車体締替
出典: フリー百科事典『ウィキペディア(Wikipedia)』 (2022/01/09 10:45 UTC 版)
創業期の車両は各社すべてベスティビュール(運転台の前面窓)つき、車体側面の窓下部分も絞り込みがなくストレートで、当時東京や大阪でも馬車鉄道の客車のデザインを脱しきれずに車体側面の裾を絞ったベスティビュールなしの車両が多数走っていた中では先進的でスマートな部類だった。 走り込んで経年劣化が進んだ車両は更新改造して使用した。

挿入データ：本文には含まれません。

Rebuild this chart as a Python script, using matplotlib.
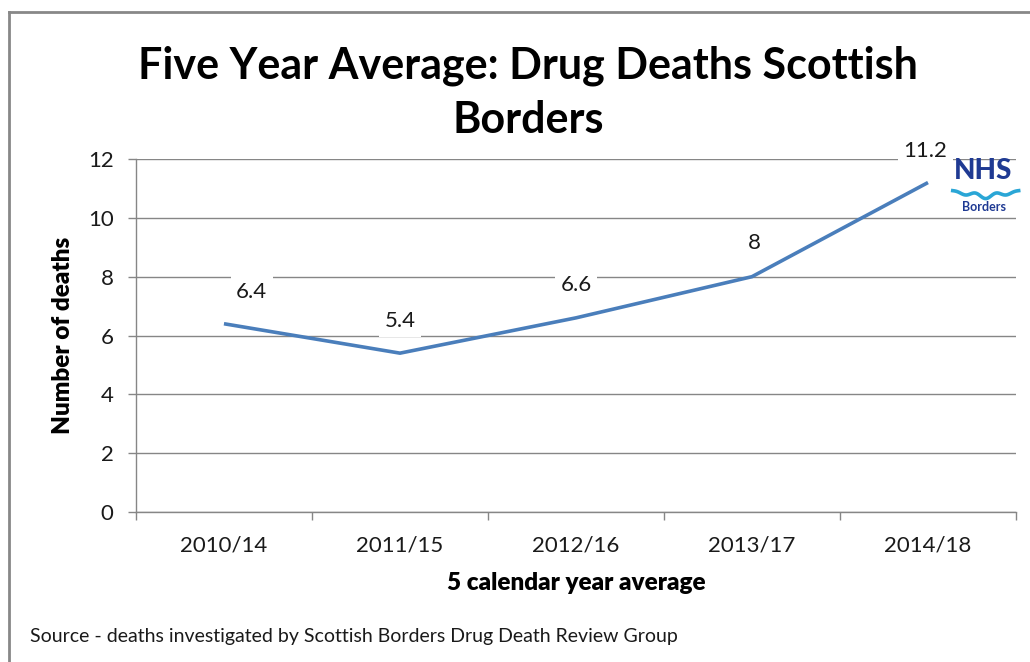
import numpy as np
import matplotlib.pyplot as plt
from matplotlib.lines import Line2D

plt.rcParams['font.family'] = ['Lato', 'DejaVu Sans']

# Five year rolling averages
periods = ['2010/14', '2011/15', '2012/16', '2013/17', '2014/18']
deaths = [6.4, 5.4, 6.6, 8, 11.2]
label_text = ['6.4', '5.4', '6.6', '8', '11.2']

fig = plt.figure(figsize=(10.30, 6.62), dpi=100)
ax = fig.add_axes([0.132, 0.2266, 0.8544, 0.5332])

x = np.arange(len(periods)) + 0.5
ax.plot(x, deaths, color='#4a7ebb', linewidth=2.6, solid_capstyle='butt', zorder=3)

# data labels above each point, white box knocks out the gridlines
offsets = [(20, 23), (0, 23), (0, 24), (2, 24), (-2, 23)]
for xi, yi, txt, off in zip(x, deaths, label_text, offsets):
    ax.annotate(txt, (xi, yi), xytext=off, textcoords='offset points',
                ha='center', va='center', fontsize=16, color='#1a1a1a',
                bbox=dict(boxstyle='square,pad=0.25', fc='white', ec='none'),
                zorder=4)

ax.set_xlim(0, 5)
ax.set_ylim(0, 12)
ax.set_yticks(np.arange(0, 13, 2))
ax.set_xticks(x)
ax.set_xticklabels(periods)
ax.set_xticks(np.arange(0, 6), minor=True)
ax.tick_params(axis='x', which='major', length=0, pad=17, labelsize=16, labelcolor='#1a1a1a')
ax.tick_params(axis='x', which='minor', length=6, width=1, color='#868686', direction='out')
ax.tick_params(axis='y', length=6, width=1, color='#868686', pad=10, labelsize=16, labelcolor='#1a1a1a')
ax.grid(axis='y', color='#868686', linewidth=1)
ax.set_axisbelow(True)
for s in ['top', 'right']:
    ax.spines[s].set_visible(False)
for s in ['left', 'bottom']:
    ax.spines[s].set_color('#868686')
    ax.spines[s].set_linewidth(1)

ax.set_ylabel('Number of deaths', fontsize=17.5, fontweight='heavy', labelpad=10)
ax.set_xlabel('5 calendar year average', fontsize=17.5, fontweight='heavy', labelpad=12)

fig.text(0.513, 0.860, 'Five Year Average: Drug Deaths Scottish\nBorders',
         ha='center', va='center', fontsize=31, fontweight='bold',
         linespacing=1.45)

fig.text(0.029, 0.038, 'Source - deaths investigated by Scottish Borders Drug Death Review Group',
         ha='left', va='center', fontsize=14, color='#1a1a1a')

# NHS Borders logo
fig.text(0.954, 0.742, 'NHS', ha='center', va='center', fontsize=20,
         fontweight='black', color='#1f3a93')
t = np.linspace(0, 1, 60)
wx = 0.925 + 0.064 * t
wy = 0.712 - 0.008 * np.sin(np.pi * t) + 0.004 * np.cos(6 * np.pi * t) * np.sin(np.pi * t)
fig.add_artist(Line2D(wx, wy, color='#2aa6d6', linewidth=2.6, transform=fig.transFigure))
fig.text(0.955, 0.688, 'Borders', ha='center', va='center', fontsize=9,
         fontweight='bold', color='#1f3a93')

# outer frame, top and left edges only
fig.add_artist(Line2D([0.0087, 0.0087], [0.0, 0.982], color='#888888', linewidth=2,
                      transform=fig.transFigure))
fig.add_artist(Line2D([0.0087, 1.0], [0.982, 0.982], color='#888888', linewidth=2,
                      transform=fig.transFigure))

fig.savefig('out.png', dpi=100, facecolor='white')
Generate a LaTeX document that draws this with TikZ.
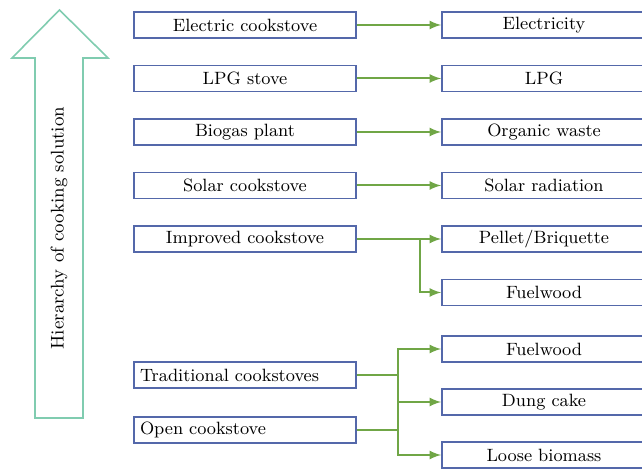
\documentclass[tikz,border=0pt]{standalone}
\usetikzlibrary{arrows}

\definecolor{boxblue}{RGB}{84,104,170}
\definecolor{linkgreen}{RGB}{112,166,70}
\definecolor{hiergreen}{RGB}{128,204,176}

\tikzset{
  stovebox/.style={draw=boxblue, line width=0.8pt, fill=white, minimum width=111pt, minimum height=13pt, inner sep=1pt, font=\fontsize{8.9}{10}\selectfont},
  fuelbox/.style={draw=boxblue, line width=0.8pt, fill=white, minimum width=102pt, minimum height=13pt, inner sep=1pt, font=\fontsize{8.9}{10}\selectfont},
  link/.style={draw=linkgreen, line width=1pt}
}

\begin{document}
\begin{tikzpicture}[x=0.5pt, y=-0.5pt]
  \useasboundingbox (0,0) rectangle (642,469);
  % hierarchy arrow
  \draw[hiergreen, line width=0.8pt, line join=miter]
    (35,418) -- (35,58) -- (12,58) -- (59.5,10) -- (108,58) -- (83,58) -- (83,418) -- cycle;
  \node[rotate=90, font=\fontsize{9.2}{11}\selectfont] (hier) at (59,228) {Hierarchy of cooking solution};

  % cooking solutions
  \node[stovebox] (elec) at (245,25) {Electric cookstove};
  \node[stovebox] (lpg) at (245,78.5) {LPG stove};
  \node[stovebox] (bio) at (245,132) {Biogas plant};
  \node[stovebox] (solar) at (245,185.5) {Solar cookstove};
  \node[stovebox] (impr) at (245,239) {Improved cookstove};
  \node[stovebox, align=left, text width=105pt] (trad) at (245,375) {Traditional cookstoves};
  \node[stovebox, align=left, text width=105pt] (open) at (245,430) {Open cookstove};

  % fuels
  \node[fuelbox] (elfuel) at (544,25) {Electricity};
  \node[fuelbox] (lpgfuel) at (544,78.5) {LPG};
  \node[fuelbox] (waste) at (544,132) {Organic waste};
  \node[fuelbox] (rad) at (544,185.5) {Solar radiation};
  \node[fuelbox] (pellet) at (544,239) {Pellet/Briquette};
  \node[fuelbox] (wood) at (544,292.5) {Fuelwood};
  \node[fuelbox] (woodb) at (544,349) {Fuelwood};
  \node[fuelbox] (dung) at (544,402) {Dung cake};
  \node[fuelbox] (loose) at (544,455) {Loose biomass};

  % links
  \draw[link, -latex] (elec) -- (elfuel);
  \draw[link, -latex] (lpg) -- (lpgfuel);
  \draw[link, -latex] (bio) -- (waste);
  \draw[link, -latex] (solar) -- (rad);
  \draw[link, -latex] (impr) -- (pellet);
  \coordinate (jimpr) at (420,239);
  \draw[link, -latex] (jimpr) |- (wood.west);

  \coordinate (jtrad) at (398,402);
  \draw[link] (trad.east) -- (trad.east -| jtrad);
  \draw[link] (open.east) -- (open.east -| jtrad);
  \draw[link, -latex] (jtrad) |- (woodb.west);
  \draw[link, -latex] (jtrad) -- (dung.west);
  \draw[link, -latex] (jtrad) |- (loose.west);
\end{tikzpicture}
\end{document}
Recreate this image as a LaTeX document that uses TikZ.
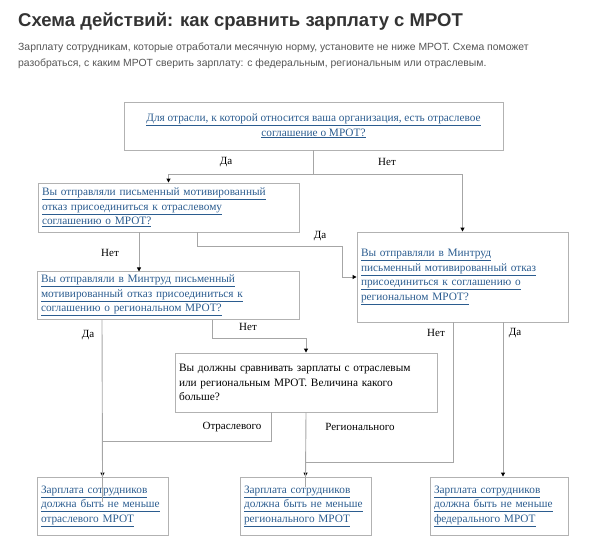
\documentclass[tikz,border=0pt]{standalone}
\usepackage{fontspec}
\setmainfont{Liberation Serif}
\newfontfamily\hf{Liberation Sans}
\usetikzlibrary{arrows.meta,calc}
\definecolor{lnk}{HTML}{2B5C8F}
\definecolor{ttl}{HTML}{333333}
\definecolor{sub}{HTML}{555555}
\newcommand\lk[1]{\underline{#1}}
\begin{document}
\begin{tikzpicture}[x=1pt,y=-1pt,
  box/.style={draw=black!30,line width=0.9pt,inner sep=3pt,font=\fontsize{11.3}{14.5}\selectfont},
  lbox/.style={box,align=left,text=lnk},
  ln/.style={draw=black!35,line width=0.9pt},
  arr/.style={ln,-{Triangle[width=4pt,length=4pt,fill=black,color=black]}},
  lab/.style={font=\fontsize{11}{13}\selectfont,inner sep=0pt}]
\useasboundingbox (0,0) rectangle (604,549);
\node[anchor=west,font=\hf\bfseries\fontsize{18.5}{22}\selectfont,text=ttl,inner sep=0pt] (title) at (18,22) {Схема действий: как сравнить зарплату с МРОТ};
\node[anchor=north west,align=left,font=\hf\fontsize{10.4}{15.5}\selectfont,text=sub,inner sep=0pt] (subt) at (18,43) {Зарплату сотрудникам, которые отработали месячную норму, установите не ниже МРОТ. Схема поможет\\разобраться, с каким МРОТ сверить зарплату: с федеральным, региональным или отраслевым.};

\node[box,align=center,text=lnk,minimum width=379,minimum height=48] (top) at (313.5,126) {\lk{Для отрасли, к которой относится ваша организация, есть отраслевое}\\\lk{соглашение о МРОТ?}};
\node[lbox,minimum width=261,minimum height=49,text width=253] (A) at (168.5,207.5) {\lk{Вы отправляли письменный мотивированный}\\\lk{отказ присоединиться к отраслевому}\\\lk{соглашению о МРОТ?}};
\node[lbox,minimum width=262,minimum height=47,text width=254] (B) at (168,295.5) {\lk{Вы отправляли в Минтруд письменный}\\\lk{мотивированный отказ присоединиться к}\\\lk{соглашению о региональном МРОТ?}};
\node[lbox,minimum width=211,minimum height=90,text width=203] (C) at (462.5,277) {\lk{Вы отправляли в Минтруд}\\\lk{письменный мотивированный отказ}\\\lk{присоединиться к соглашению о}\\\lk{региональном МРОТ?}};
\node[box,align=left,minimum width=262,minimum height=59,text width=254] (D) at (306,382.5) {Вы должны сравнивать зарплаты с отраслевым\\или региональным МРОТ. Величина какого\\больше?};
\node[lbox,minimum width=131,minimum height=58,text width=123] (E) at (102.5,506) {\lk{Зарплата сотрудников}\\\lk{должна быть не меньше}\\\lk{отраслевого МРОТ}};
\node[lbox,minimum width=131,minimum height=58,text width=123] (F) at (305.5,506) {\lk{Зарплата сотрудников}\\\lk{должна быть не меньше}\\\lk{регионального МРОТ}};
\node[lbox,minimum width=138,minimum height=58,text width=130] (G) at (499,506) {\lk{Зарплата сотрудников}\\\lk{должна быть не меньше}\\\lk{федерального МРОТ}};

\draw[arr] (top.south) -- ++(0,24) -| (A.north);
\draw[arr] (top.south) -- ++(0,24) -| (C.north);
\draw[arr] ([xshift=28.5]A.south) -- ++(0,14) -| ($(C.west)+(-14,0)$) -- (C.west);
\draw[arr] ([xshift=-29.5]A.south) -- ([xshift=-29]B.north);
\draw[arr] ([xshift=-66]B.south) -- (E.north);
\draw[arr] ([xshift=44]B.south) -- ++(0,19) -| (D.north);
\draw[ln] ([xshift=-35]D.south) -- ++(0,29) -| ([yshift=-25]E.north);
\draw[arr] (D.south) -- (F.north);
\draw[ln] ([xshift=-9.5]C.south) -- ++(0,140) -| ([yshift=-10]F.north);
\draw[arr] ([xshift=40.5]C.south) -- ([xshift=4]G.north);

\node[lab] (l1) at (226,162) {Да};
\node[lab] (l2) at (387,162) {Нет};
\node[lab] (l3) at (320,236) {Да};
\node[lab] (l4) at (110,253) {Нет};
\node[lab] (l5) at (88,335) {Да};
\node[lab] (l6) at (248,327) {Нет};
\node[lab] (l7) at (436,333) {Нет};
\node[lab] (l8) at (515,333) {Да};
\node[lab] (l9) at (232,427) {Отраслевого};
\node[lab] (l10) at (360,427) {Регионального};
\end{tikzpicture}
\end{document}
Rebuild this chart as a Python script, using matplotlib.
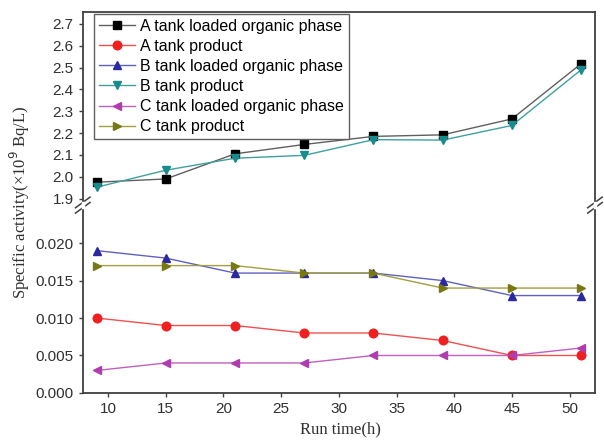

車体は骨組みまですべて木製なので古くなると接合部が緩み歪みや反り、ねじれが生じてくる。程度が軽ければ部分修理だが重症ならば完全分解して「車体締替」と称する大修理を実施した。内容は旧車体からは屋根程度しか使用せず、他全てを新製部材に交換して下回りや電装品と組み合わせるというもので、一連の作業は地元の大工2人と整備員1人で車両1両の工期は40日程度である。車両メーカーではなく大工による製作で多分に現場処理でもあり、更新を重ねるに連れてしだいに原型を失い、機能優先で製作が容易な直線的なフォルムに変わっていった。併せて老朽化した電装品も交換し、運転台左右の入口外側に吊り下げ式ドア(デハ11など二重引き戸になった車両もあり)を取りつけて、曲がったトロリーポールを逆に曲げ直して完成。車体下半分を鉄板張りにした車両も存在する。 デハ11のみは東武鉄道の浅草工場で大栄車輌によりサンプル的に更新されたがこの1両にとどまった。一連の更新改造は昭和に入った頃から数両ずつ施工されたが、戦争で資材や人手が不足し中断を余儀なくされた。軍事輸送で酷使された車両は車体・機器とも劣悪な状態で車体は弓なりに反り、機械部分のボルトの増し締めや注油で当座をしのいでいた。運転台部分が垂れ下がってしまい、救助網が地面に引き擦られるので無理矢理上にねじ曲げて走っていた車両もある。1948年(昭和23年)から更新改造を再開し、高崎線の廃止の頃まで続いた。最終期に改造された車両は屋根もダブルルーフを廃し、シングルの張り上げ屋根に作り換えた。デハ11を含むシングルルーフのグループは名目上は更新改造だが元の車体の部材の使用はほぼゼロで、実質的には部品流用の新造車体である。 各車両とも創業期からの生き残りだが、上記の理由で最終的に原型そのままの車体は電動貨車を除き1両も存在しなかった。